=== Required task ===
Set down, exactly as written, the lines from the top of the data to the line that holds "const yTickLabels = ['0.0001', '0.001', '0.01', '0.1', '1'];", and omit the pictures.

=== Available records ===

□ □ □ □

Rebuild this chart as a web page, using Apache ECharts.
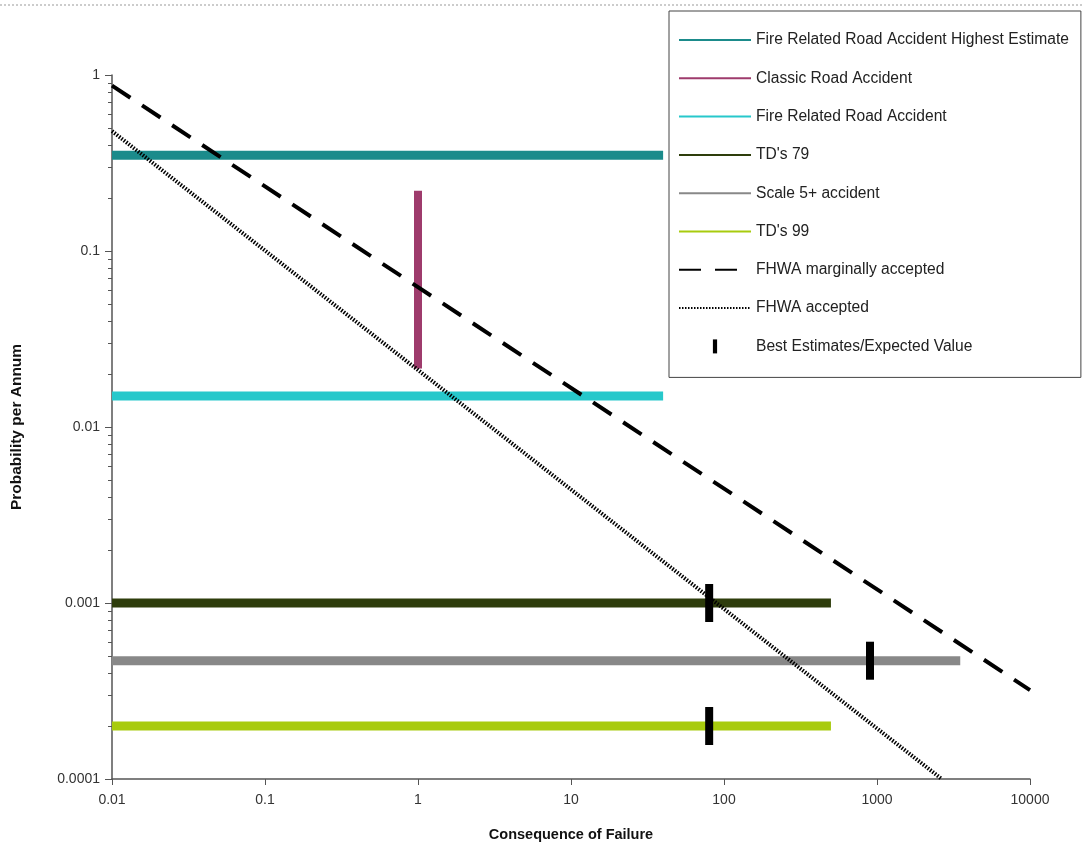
<!DOCTYPE html>
<html>
<head>
<meta charset="utf-8">
<title>Consequence of Failure</title>
<script src="https://cdn.jsdelivr.net/npm/echarts@6/dist/echarts.min.js"></script>
<style>
    html, body { margin: 0; padding: 0; background: #fff; }
    #chart { width: 1082px; height: 845px; }
</style>
</head>
<body>
<div id="chart"></div>
<script>
// values (x = consequence, y = probability per annum)
const seriesNames = [
    'Fire Related Road Accident Highest Estimate',
    'Classic Road Accident',
    'Fire Related Road Accident',
    "TD's 79",
    'Scale 5+ accident',
    "TD's 99",
    'FHWA marginally accepted',
    'FHWA accepted',
    'Best Estimates/Expected Value'
];
const fireHighest = [[0.01, 0.35], [40, 0.35]];
const classicRoad = [[1, 0.22], [1, 0.0215]];
const fireRoad = [[0.01, 0.015], [40, 0.015]];
const td79 = [[0.01, 0.001], [500, 0.001]];
const scale5 = [[0.01, 0.00047], [3500, 0.00047]];
const td99 = [[0.01, 0.0002], [500, 0.0002]];
const fhwaMarginal = [[0.01, 0.87], [10000, 0.00032]];
const fhwaAccepted = [[0.01, 0.48], [2650, 0.0001]];
const bestEstimates = [[80, 0.001], [900, 0.00047], [80, 0.0002]];

const xTickLabels = ['0.01', '0.1', '1', '10', '100', '1000', '10000'];
const yTickLabels = ['0.0001', '0.001', '0.01', '0.1', '1'];

const colors = ['#1b8b8b', '#9e3b6c', '#27c8cb', '#2e3d0c', '#888888', '#a8cb0e', '#000', '#000', '#000'];

const chart = echarts.init(document.getElementById('chart'));

function tickLabel(list, min) {
    return function (value) {
        const i = Math.round(Math.log10(value) - Math.log10(min));
        return list[i] || '';
    };
}

function barLine(idx, data, width) {
    return {
        name: seriesNames[idx],
        type: 'line',
        data: data,
        symbol: 'none',
        color: colors[idx],
        lineStyle: { color: colors[idx], width: width, cap: 'butt' }
    };
}

const series = [
    barLine(0, fireHighest, 9),
    barLine(1, classicRoad, 8),
    barLine(2, fireRoad, 9),
    barLine(3, td79, 9),
    barLine(4, scale5, 9),
    barLine(5, td99, 9),
    {
        name: seriesNames[6],
        type: 'line',
        data: fhwaMarginal,
        symbol: 'none',
        color: '#000',
        lineStyle: { color: '#000', width: 4, type: [22, 14] }
    },
    {
        name: seriesNames[7],
        type: 'line',
        data: fhwaAccepted,
        symbol: 'none',
        color: '#000',
        lineStyle: { color: '#000', width: 4, type: [1.5, 1.5] }
    },
    {
        name: seriesNames[8],
        type: 'scatter',
        data: bestEstimates,
        symbol: 'rect',
        symbolSize: [8, 38],
        itemStyle: { color: '#000', opacity: 1 },
        z: 5
    }
];

const option = {
    animation: false,
    backgroundColor: '#fff',
    textStyle: { fontFamily: 'Liberation Sans, Arial, sans-serif' },
    grid: { left: 112, right: 52, top: 75, bottom: 66, outerBoundsMode: 'none' },
    legend: {
        orient: 'vertical',
        left: 669,
        top: 11,
        padding: [21, 12, 23, 9],
        itemWidth: 72,
        itemHeight: 14,
        itemGap: 22.3,
        borderColor: '#444',
        borderWidth: 1,
        backgroundColor: '#fff',
        textStyle: { color: '#222', fontSize: 15.6 },
        lineStyle: { width: 2 },
        data: seriesNames.map((name, i) => i === 8
            ? { name: name, icon: 'path://M0,0h3v10h-3z' }
            : { name: name, itemStyle: { opacity: 0 } })
    },
    xAxis: {
        type: 'log',
        logBase: 10,
        min: 0.01,
        max: 10000,
        name: 'Consequence of Failure',
        nameLocation: 'middle',
        nameGap: 48,
        nameTextStyle: { fontSize: 14.5, fontWeight: 'bold', color: '#111' },
        axisLine: { lineStyle: { color: '#555', width: 1.5 } },
        axisTick: { show: true, length: 6, lineStyle: { color: '#555' } },
        axisLabel: { color: '#333', fontSize: 14, margin: 14, formatter: tickLabel(xTickLabels, 0.01) },
        splitLine: { show: false }
    },
    yAxis: {
        type: 'log',
        logBase: 10,
        min: 0.0001,
        max: 1,
        name: 'Probability per Annum',
        nameLocation: 'middle',
        nameRotate: 90,
        nameGap: 87,
        nameTextStyle: { fontSize: 15.5, fontWeight: 'bold', color: '#111' },
        axisLine: { show: true, lineStyle: { color: '#555', width: 1.5 } },
        axisTick: { show: true, length: 7, lineStyle: { color: '#555' } },
        minorTick: { show: true, splitNumber: 9, length: 4, lineStyle: { color: '#555' } },
        axisLabel: { color: '#333', fontSize: 14, margin: 12, formatter: tickLabel(yTickLabels, 0.0001) },
        splitLine: { show: false }
    },
    graphic: [{
        type: 'line',
        shape: { x1: 0, y1: 5, x2: 1082, y2: 5 },
        style: { stroke: '#999', lineWidth: 1, lineDash: [2, 2] }
    }],
    series: series
};

chart.setOption(option);
</script>
</body>
</html>
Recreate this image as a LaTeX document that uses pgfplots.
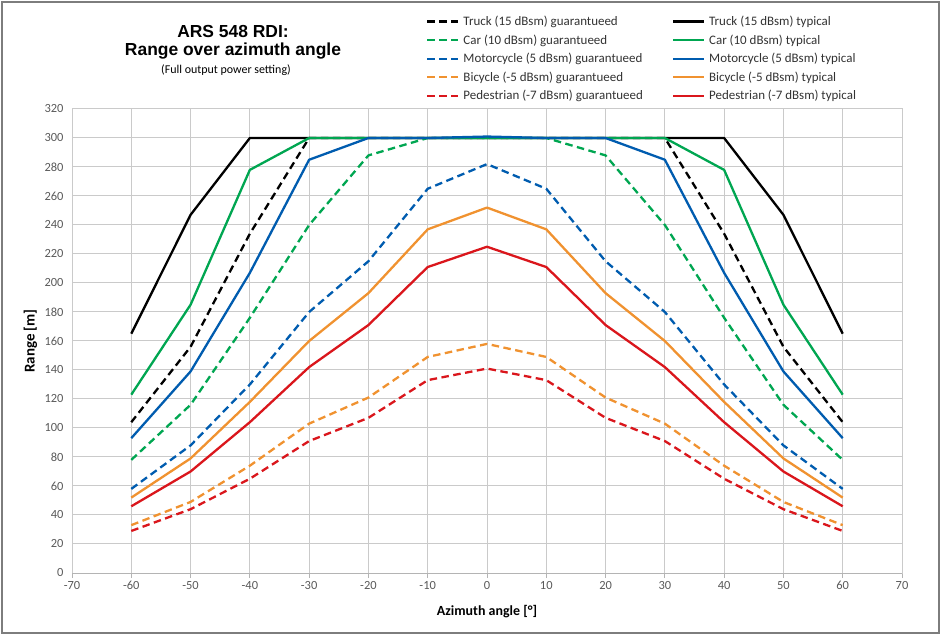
\documentclass[border=0pt]{standalone}
\usepackage{fontspec}
\setmainfont{Carlito}
\newfontfamily\titlefont{Liberation Sans}
\usepackage{pgfplots}
\usepackage{pgfplotstable}
\pgfplotsset{compat=1.18}
\definecolor{cgreen}{RGB}{0,166,81}
\definecolor{cblue}{RGB}{0,92,175}
\definecolor{corange}{RGB}{240,146,48}
\definecolor{cred}{RGB}{218,22,28}
\definecolor{gridc}{RGB}{202,202,202}
\definecolor{axisc}{RGB}{180,180,180}
\definecolor{zeroc}{RGB}{170,170,170}
\definecolor{tickc}{RGB}{89,89,89}
\definecolor{legc}{RGB}{50,50,50}
\definecolor{framec}{RGB}{125,125,125}

\pgfplotstableread{
x   tg  tt  cg  ct  mg  mt  bg  bt  pg  pt
-60 104 165 78  123 58  93  33  52  29  46
-50 156 247 116 185 88  139 49  79  44  70
-40 234 300 176 278 130 207 74  118 65  104
-30 300 300 240 300 180 285 103 160 91  142
-20 300 300 288 300 215 300 121 193 107 171
-10 300 300 300 300 265 300 149 237 133 211
0   300 300 300 300 282 301 158 252 141 225
10  300 300 300 300 265 300 149 237 133 211
20  300 300 288 300 215 300 121 193 107 171
30  300 300 240 300 180 285 103 160 91  142
40  234 300 176 278 130 207 74  118 65  104
50  156 247 116 185 88  139 49  79  44  70
60  104 165 78  123 58  93  33  52  29  46
}\data

\tikzset{
  gline/.style={line width=2.3bp, line join=round, dash pattern=on 7.5bp off 4.5bp},
  tline/.style={line width=2.3bp, line join=round},
}

\begin{document}
\begin{tikzpicture}
\useasboundingbox (0,0) rectangle (942bp,635bp);
\draw[framec, line width=2.5bp] (2bp,2bp) rectangle (939bp,633bp);
\node[font=\titlefont\bfseries\fontsize{17.5}{20}\selectfont, anchor=base, inner sep=0pt] at (233bp,597.7bp) {ARS 548 RDI:};
\node[font=\titlefont\bfseries\fontsize{17.5}{20}\selectfont, anchor=base, inner sep=0pt] at (233bp,579.3bp) {Range over azimuth angle};
\node[font=\fontsize{12}{14}\selectfont, anchor=base, inner sep=0pt] at (226bp,561bp) {(Full output power setting)};
\begin{axis}[
  at={(72bp,62bp)}, anchor=south west,
  scale only axis, width=830bp, height=464bp,
  xmin=-70, xmax=70, ymin=0, ymax=320,
  xtick={-70,-60,...,70}, ytick={0,20,...,320},
  grid=major,
  major grid style={draw=gridc, line width=1bp},
  axis line style={draw=gridc, line width=1bp},
  tick align=outside, major tick length=5bp,
  xtick pos=bottom, ytick pos=left,
  x tick style={draw=axisc, line width=1bp},
  y tick style={draw=none},
  extra x ticks={0}, extra x tick labels={},
  extra x tick style={grid style={draw=zeroc, line width=1bp}, major tick length=0pt},
  tick label style={font=\fontsize{12.5}{14}\selectfont, text=tickc},
  /pgf/number format/assume math mode=true,
  xlabel={Azimuth angle [°]},
  ylabel={Range [m]},
  xlabel style={font=\bfseries\fontsize{14}{16}\selectfont, at={(axis description cs:0.5,-0.0834)}, anchor=center},
  ylabel style={font=\bfseries\fontsize{15}{17}\selectfont, at={(axis description cs:-0.050,0.5)}, anchor=center},
  legend columns=2,
  legend cell align=left,
  legend style={at={(axis description cs:0.4265,1.2028)}, anchor=north west, draw=none, fill=none, inner sep=0pt,
    font=\fontsize{13}{15}\selectfont, text=legc, row sep=5.6bp,
    nodes={inner ysep=1bp, inner xsep=4bp},
    /tikz/every even column/.append style={column sep=25bp}},
  legend image code/.code={\draw[#1] (0bp,0bp) -- (31bp,0bp);},
]
\addplot[black, gline] table[x=x,y=tg]{\data}; \addlegendentry{Truck (15 dBsm) guarantueed}
\addplot[black, tline] table[x=x,y=tt]{\data}; \addlegendentry{Truck (15 dBsm) typical}
\addplot[cgreen, gline] table[x=x,y=cg]{\data}; \addlegendentry{Car (10 dBsm) guarantueed}
\addplot[cgreen, tline] table[x=x,y=ct]{\data}; \addlegendentry{Car (10 dBsm) typical}
\addplot[cblue, gline] table[x=x,y=mg]{\data}; \addlegendentry{Motorcycle (5 dBsm) guarantueed}
\addplot[cblue, tline] table[x=x,y=mt]{\data}; \addlegendentry{Motorcycle (5 dBsm) typical}
\addplot[corange, gline] table[x=x,y=bg]{\data}; \addlegendentry{Bicycle (-5 dBsm) guarantueed}
\addplot[corange, tline] table[x=x,y=bt]{\data}; \addlegendentry{Bicycle (-5 dBsm) typical}
\addplot[cred, gline] table[x=x,y=pg]{\data}; \addlegendentry{Pedestrian (-7 dBsm) guarantueed}
\addplot[cred, tline] table[x=x,y=pt]{\data}; \addlegendentry{Pedestrian (-7 dBsm) typical}
\draw[axisc, line width=1bp] (axis cs:-70,0) -- (axis cs:70,0);
\end{axis}
\end{tikzpicture}
\end{document}
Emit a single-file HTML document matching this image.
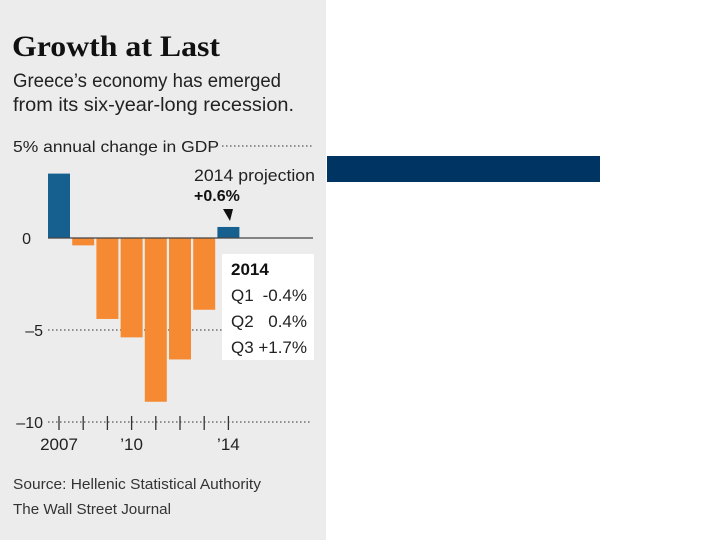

□ □ □ □

=== The result ===
Rebuild this chart as a web page, using Apache ECharts.
<!DOCTYPE html>
<html>
<head>
<meta charset="utf-8">
<title>Consequence of Failure</title>
<script src="https://cdn.jsdelivr.net/npm/echarts@6/dist/echarts.min.js"></script>
<style>
    html, body { margin: 0; padding: 0; background: #fff; }
    #chart { width: 1082px; height: 845px; }
</style>
</head>
<body>
<div id="chart"></div>
<script>
// values (x = consequence, y = probability per annum)
const seriesNames = [
    'Fire Related Road Accident Highest Estimate',
    'Classic Road Accident',
    'Fire Related Road Accident',
    "TD's 79",
    'Scale 5+ accident',
    "TD's 99",
    'FHWA marginally accepted',
    'FHWA accepted',
    'Best Estimates/Expected Value'
];
const fireHighest = [[0.01, 0.35], [40, 0.35]];
const classicRoad = [[1, 0.22], [1, 0.0215]];
const fireRoad = [[0.01, 0.015], [40, 0.015]];
const td79 = [[0.01, 0.001], [500, 0.001]];
const scale5 = [[0.01, 0.00047], [3500, 0.00047]];
const td99 = [[0.01, 0.0002], [500, 0.0002]];
const fhwaMarginal = [[0.01, 0.87], [10000, 0.00032]];
const fhwaAccepted = [[0.01, 0.48], [2650, 0.0001]];
const bestEstimates = [[80, 0.001], [900, 0.00047], [80, 0.0002]];

const xTickLabels = ['0.01', '0.1', '1', '10', '100', '1000', '10000'];
const yTickLabels = ['0.0001', '0.001', '0.01', '0.1', '1'];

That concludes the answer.